Like so many other cars of its type, this Black Series stands a good chance of being nothing more than a weekend toy to impress the local car cruise, and that's a shame. It's too good at going fast, real fast, to be left dawdling along at any legal road speeds. It deserves to be stretched out, pushed and otherwise beaten on in a proper environment and in a way most owners won't be comfortable with. In other words, it's a proper Black Series.

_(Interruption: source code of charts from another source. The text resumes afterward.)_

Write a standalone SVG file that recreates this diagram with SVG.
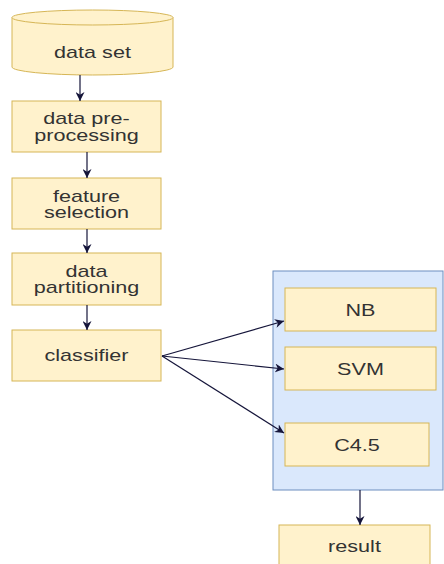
<svg xmlns="http://www.w3.org/2000/svg" width="444" height="564" viewBox="0 0 444 564">
<style>
.y{fill:#fff2cc;stroke:#d6b656;stroke-width:1}
.b{fill:#dae8fc;stroke:#6c8ebf;stroke-width:1}
.t{font-family:"Liberation Sans",Arial,sans-serif;font-size:16px;fill:#333333;text-anchor:middle}
.c{fill:none;stroke:#15153a;stroke-width:1.2}
</style>
<defs>
<marker id="ah" viewBox="0 0 10 10" refX="10" refY="5" markerWidth="9" markerHeight="9" markerUnits="userSpaceOnUse" orient="auto">
<path d="M0,0 L10,5 L0,10 L3,5 Z" fill="#15153a"/>
</marker>
</defs>
<rect x="0" y="0" width="444" height="564" fill="#ffffff"/>
<g id="container">
<rect class="b" x="273" y="271" width="170" height="219"/>
</g>
<g id="dataset">
<path class="y" d="M12,17.5 L12,67 A80.5,8 0 0 0 173,67 L173,17.5 A80.5,7.5 0 0 0 12,17.5 Z"/>
<path class="y" d="M12,17.5 A80.5,7.5 0 0 0 173,17.5" fill="none"/>
<text class="t" transform="translate(92.5,57.5) scale(1.35,1)">data set</text>
</g>
<g id="preprocessing">
<rect class="y" x="12" y="101" width="149" height="51"/>
<text class="t" transform="translate(86.5,124) scale(1.35,1)">data pre-</text>
<text class="t" transform="translate(86.5,140.5) scale(1.35,1)">processing</text>
</g>
<g id="featureselection">
<rect class="y" x="12" y="178" width="149" height="51"/>
<text class="t" transform="translate(86.5,202) scale(1.35,1)">feature</text>
<text class="t" transform="translate(86.5,218) scale(1.35,1)">selection</text>
</g>
<g id="partitioning">
<rect class="y" x="12" y="253" width="149" height="52"/>
<text class="t" transform="translate(86.5,276.5) scale(1.35,1)">data</text>
<text class="t" transform="translate(86.5,292.5) scale(1.35,1)">partitioning</text>
</g>
<g id="classifier">
<rect class="y" x="12" y="330" width="149" height="51"/>
<text class="t" transform="translate(86.5,361) scale(1.35,1)">classifier</text>
</g>
<g id="nb">
<rect class="y" x="285" y="288" width="151" height="43"/>
<text class="t" transform="translate(360.5,316) scale(1.35,1)">NB</text>
</g>
<g id="svm">
<rect class="y" x="285" y="347" width="151" height="43"/>
<text class="t" transform="translate(360.5,375) scale(1.35,1)">SVM</text>
</g>
<g id="c45">
<rect class="y" x="285" y="423" width="144" height="43"/>
<text class="t" transform="translate(357,451) scale(1.35,1)">C4.5</text>
</g>
<g id="result">
<rect class="y" x="279" y="525" width="151" height="50"/>
<text class="t" transform="translate(354.5,552) scale(1.35,1)">result</text>
</g>
<g id="connectors">
<line class="c" x1="80" y1="75" x2="80" y2="101" marker-end="url(#ah)"/>
<line class="c" x1="87" y1="152" x2="87" y2="178" marker-end="url(#ah)"/>
<line class="c" x1="87" y1="229" x2="87" y2="253" marker-end="url(#ah)"/>
<line class="c" x1="87" y1="305" x2="87" y2="330" marker-end="url(#ah)"/>
<line class="c" x1="162" y1="356" x2="284" y2="321" marker-end="url(#ah)"/>
<line class="c" x1="162" y1="356" x2="284" y2="369" marker-end="url(#ah)"/>
<line class="c" x1="162" y1="356" x2="284" y2="433" marker-end="url(#ah)"/>
<line class="c" x1="360" y1="490" x2="360" y2="525" marker-end="url(#ah)"/>
</g>
</svg>
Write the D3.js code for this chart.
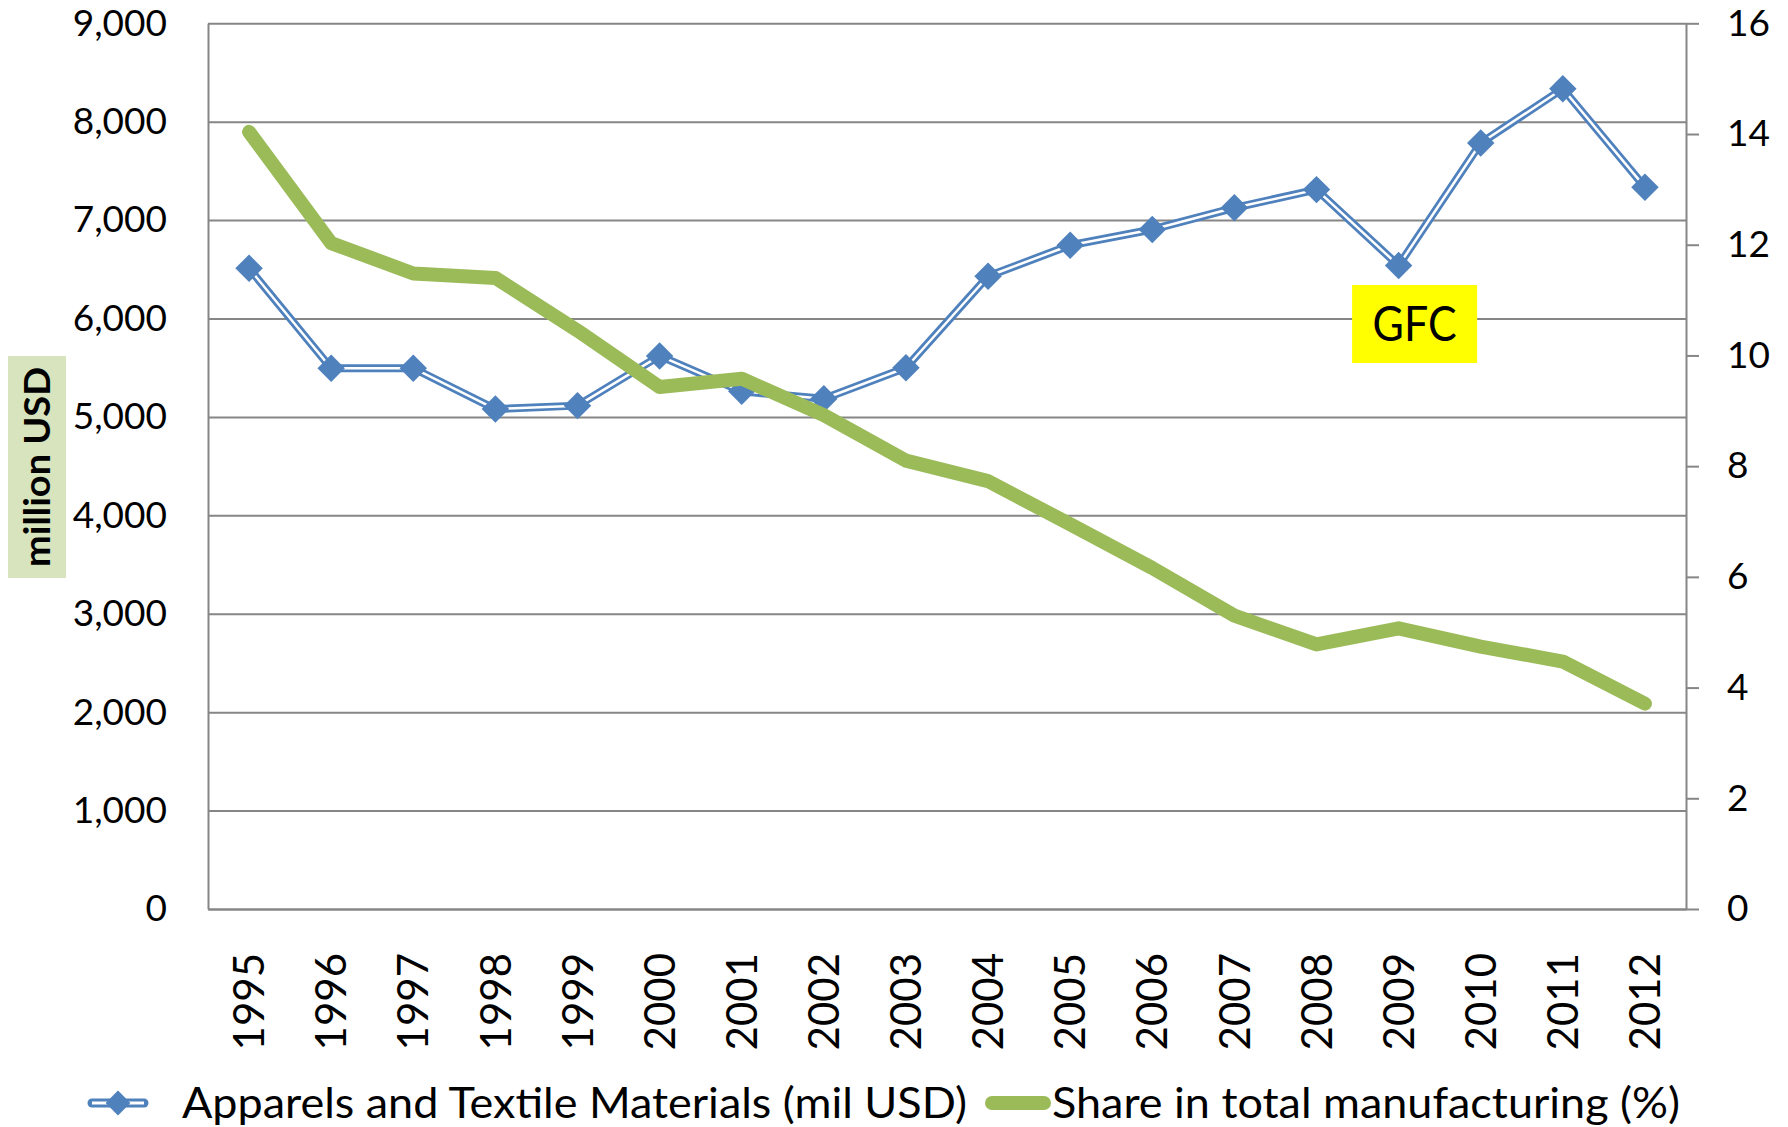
<!DOCTYPE html>
<html>
<head>
<meta charset="utf-8">
<script src="https://cdn.jsdelivr.net/npm/d3@7"></script>
<style>
  html, body { margin: 0; padding: 0; background: #fff; }
  svg text { font-family: Lato, "Liberation Sans", sans-serif; fill: #000; }
</style>
</head>
<body>
<div id="chart"></div>
<script>
var years = ['1995','1996','1997','1998','1999','2000','2001','2002','2003','2004',
             '2005','2006','2007','2008','2009','2010','2011','2012'];
var apparels = [6510, 5495, 5495, 5080, 5115, 5620, 5260, 5185, 5500, 6430,
                6745, 6905, 7125, 7310, 6538, 7783, 8335, 7335];
var share = [14.04, 12.03, 11.48, 11.40, 10.45, 9.43, 9.58, 8.92, 8.10, 7.73,
             6.95, 6.16, 5.30, 4.78, 5.07, 4.74, 4.47, 3.71];
var leftTicks = [0, 1000, 2000, 3000, 4000, 5000, 6000, 7000, 8000, 9000];
var rightTicks = [0, 2, 4, 6, 8, 10, 12, 14, 16];
var seriesNames = ['Apparels and Textile Materials (mil USD)', 'Share in total manufacturing (%)'];
var note = {year: '2009', text: 'GFC'};

(function () {
  var W = 1788, H = 1127;
  var left = 208, right = 1686, top = 23.3, bottom = 909;
  var blue = '#4f81bd', green = '#9bbb59', grid = '#868686';

  var svg = d3.select('#chart').append('svg')
    .attr('width', W).attr('height', H);

  var x = d3.scalePoint().domain(years).range([left, right]).padding(0.5);
  var yL = d3.scaleLinear().domain([0, 9000]).range([bottom, top]);
  var yR = d3.scaleLinear().domain([0, 16]).range([bottom, top]);

  // gridlines
  svg.append('g')
    .attr('transform', 'translate(' + left + ',0)')
    .call(d3.axisLeft(yL).tickValues(leftTicks).tickSize(-(right - left)).tickFormat(''))
    .call(function (g) {
      g.select('.domain').remove();
      g.selectAll('line').attr('stroke', grid).attr('stroke-width', 2);
    });

  // left axis
  svg.append('g')
    .attr('transform', 'translate(' + left + ',0)')
    .call(d3.axisLeft(yL).tickValues(leftTicks).tickSize(0).tickPadding(41).tickFormat(d3.format(',')))
    .call(function (g) {
      g.select('.domain').attr('stroke', grid).attr('stroke-width', 2);
      g.selectAll('text').attr('font-size', 37).attr('font-family', 'Lato, sans-serif');
    });

  // right axis
  svg.append('g')
    .attr('transform', 'translate(' + right + ',0)')
    .call(d3.axisRight(yR).tickValues(rightTicks).tickSizeInner(13).tickSizeOuter(0).tickPadding(28))
    .call(function (g) {
      g.select('.domain').attr('stroke', grid).attr('stroke-width', 2);
      g.selectAll('line').attr('stroke', grid).attr('stroke-width', 2);
      g.selectAll('text').attr('font-size', 37).attr('font-family', 'Lato, sans-serif');
    });

  // bottom axis
  svg.append('g')
    .attr('transform', 'translate(0,' + bottom + ')')
    .call(d3.axisBottom(x).tickSize(0).tickPadding(0))
    .call(function (g) {
      g.select('.domain').attr('stroke', grid).attr('stroke-width', 2);
      g.selectAll('text')
        .attr('font-size', 42)
        .attr('font-family', 'Lato, sans-serif')
        .attr('text-anchor', 'end')
        .attr('dy', '0.35em')
        .attr('transform', 'translate(0,44) rotate(-90)')
        .attr('x', 0).attr('y', 0);
    });

  // axis title
  svg.append('rect').attr('x', 8).attr('y', 356).attr('width', 58).attr('height', 222).attr('fill', '#d7e4bd');
  svg.append('text')
    .attr('transform', 'translate(37,467) rotate(-90)')
    .attr('text-anchor', 'middle').attr('dy', '0.35em')
    .attr('font-size', 36).attr('font-weight', 'bold')
    .attr('textLength', 200).attr('lengthAdjust', 'spacingAndGlyphs')
    .text('million USD');

  // apparels double line
  var lineL = d3.line().x(function (d, i) { return x(years[i]); }).y(function (d) { return yL(d); });
  svg.append('path').datum(apparels).attr('d', lineL)
    .attr('fill', 'none').attr('stroke', blue).attr('stroke-width', 8).attr('stroke-linejoin', 'round');
  svg.append('path').datum(apparels).attr('d', lineL)
    .attr('fill', 'none').attr('stroke', '#fff').attr('stroke-width', 2.5).attr('stroke-linejoin', 'round');

  var diamond = d3.symbol().type(d3.symbolDiamond2).size(2 * 15.5 * 15.5);
  svg.append('g').selectAll('path').data(apparels).join('path')
    .attr('d', diamond)
    .attr('transform', function (d, i) { return 'translate(' + x(years[i]) + ',' + yL(d) + ')'; })
    .attr('fill', blue);

  // share line
  var lineR = d3.line().x(function (d, i) { return x(years[i]); }).y(function (d) { return yR(d); });
  svg.append('path').datum(share).attr('d', lineR)
    .attr('fill', 'none').attr('stroke', green).attr('stroke-width', 14)
    .attr('stroke-linecap', 'round').attr('stroke-linejoin', 'round');

  // GFC note
  var nx = x(note.year) + 16;
  svg.append('rect').attr('x', nx - 62.5).attr('y', 285).attr('width', 125).attr('height', 78).attr('fill', '#ffff00');
  svg.append('text').attr('x', nx).attr('y', 324).attr('dy', '0.35em')
    .attr('text-anchor', 'middle').attr('font-size', 48)
    .attr('textLength', 84).attr('lengthAdjust', 'spacingAndGlyphs')
    .text(note.text);

  // legend
  var ly = 1103;
  var lg = svg.append('g');
  lg.append('line').attr('x1', 92).attr('x2', 144).attr('y1', ly).attr('y2', ly)
    .attr('stroke', blue).attr('stroke-width', 9).attr('stroke-linecap', 'round');
  lg.append('line').attr('x1', 92).attr('x2', 144).attr('y1', ly).attr('y2', ly)
    .attr('stroke', '#fff').attr('stroke-width', 3);
  lg.append('path').attr('d', d3.symbol().type(d3.symbolDiamond2).size(2 * 14 * 14))
    .attr('transform', 'translate(118,' + ly + ')').attr('fill', blue);
  lg.append('text').attr('x', 182).attr('y', ly).attr('dy', '0.35em').attr('font-size', 42)
    .attr('textLength', 785).attr('lengthAdjust', 'spacingAndGlyphs')
    .text(seriesNames[0]);
  lg.append('line').attr('x1', 992).attr('x2', 1044).attr('y1', ly).attr('y2', ly)
    .attr('stroke', green).attr('stroke-width', 14).attr('stroke-linecap', 'round');
  lg.append('text').attr('x', 1052).attr('y', ly).attr('dy', '0.35em').attr('font-size', 42)
    .attr('textLength', 628).attr('lengthAdjust', 'spacingAndGlyphs')
    .text(seriesNames[1]);
}());
</script>
</body>
</html>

Year Make Model: 2014 Mercedes-Benz SLS AMG Black Series 2dr Coupe (6.2L 8cyl 7AM)
Vehicle type: RWD 2dr 2-passenger Coupe
Configuration: Longitudinal, front midengine , rear-wheel drive
Engine type: Naturally aspirated, port-injected, V-8, gasoline
Displacement (cc/cu-in): 6,208/379
Block/head material: Aluminum/aluminum
Valvetrain: DOHC, 4 valves/cylinder
Compression ratio (x:1): 11.3
Horsepower (hp @ rpm): 622 @ 7,400
Torque (lb-ft @ rpm): 468 @ 5,500
Fuel type: Premium unleaded (required)
Transmission type: 7-speed automated manual
Transmission ratios (x:1): I=3.39; II=2.19; III=1.63; IV=1.29; V=1.03; VI=0.84; VII=0.72; R=2.79
Final-drive ratio (x:1): 4.44
Differential(s): Electronically locking rear
Suspension, front: Independent double-wishbones, coil springs, stabilizer bar
Suspension, rear: Independent double-wishbones, coil springs, stabilizer bar
Steering type: Speed-proportional power steering
Tire make and model: Michelin Pilot Sport Cup 2
Tire type: Performance front and rear
Tire size, front: 275/35R19
Tire size, rear: 325/30R20
Wheel size: 19-by-10 inches front -- 20-by-12 inches rear
Wheel material: Alloy
Brakes, front: 15.8-in two-piece ventilated cross-drilled carbon-ceramic discs with 6-piston fixed calipers
Brakes, rear: 14.2-in two-piece ventilated cross-drilled carbon-ceramic discs with 4-piston fixed calipers
0-60 mph, mfr. claim (sec.): 3.5
Fuel tank capacity (U.S. gal.): 22.5
Curb weight, mfr. claim (lbs.): 3,417
Length (in.): 182.6
Width (in.): 76.3
Height (in.): 49.7
Wheelbase (in.): 105.5
Track, front (in.): 67.0
Track, rear (in.): 66.2
Turning circle (ft.): 39.0
Legroom, front (in.): 41.7
Headroom, front (in.): 39.1
Shoulder room, front (in.): 58.4
Seating capacity: 2
Free scheduled maintenance: 1 years / 3,000 miles

Edmunds attended a manufacturer-sponsored event, to which selected members of the press were invited, to facilitate this report.

Comments

  • throwback throwback Posts:

    The performance sounds awesome, but lets be real. These cars will be going from the showroom via flatbed truck into climate controlled garages. Other than media test vehicles, these cars won't see the light of day unless they are parked on a lawn of a golf course. I would still love to drive one though!

  • audirs4 audirs4 Posts:

    The SLS reminds me of what the Dodge Viper should have looked like at 1/2 the cost.

  • stovt001_ stovt001_ Posts:

    Why would an owner need their own private road course? I've seen cars like this at open track days. They're just about made for it.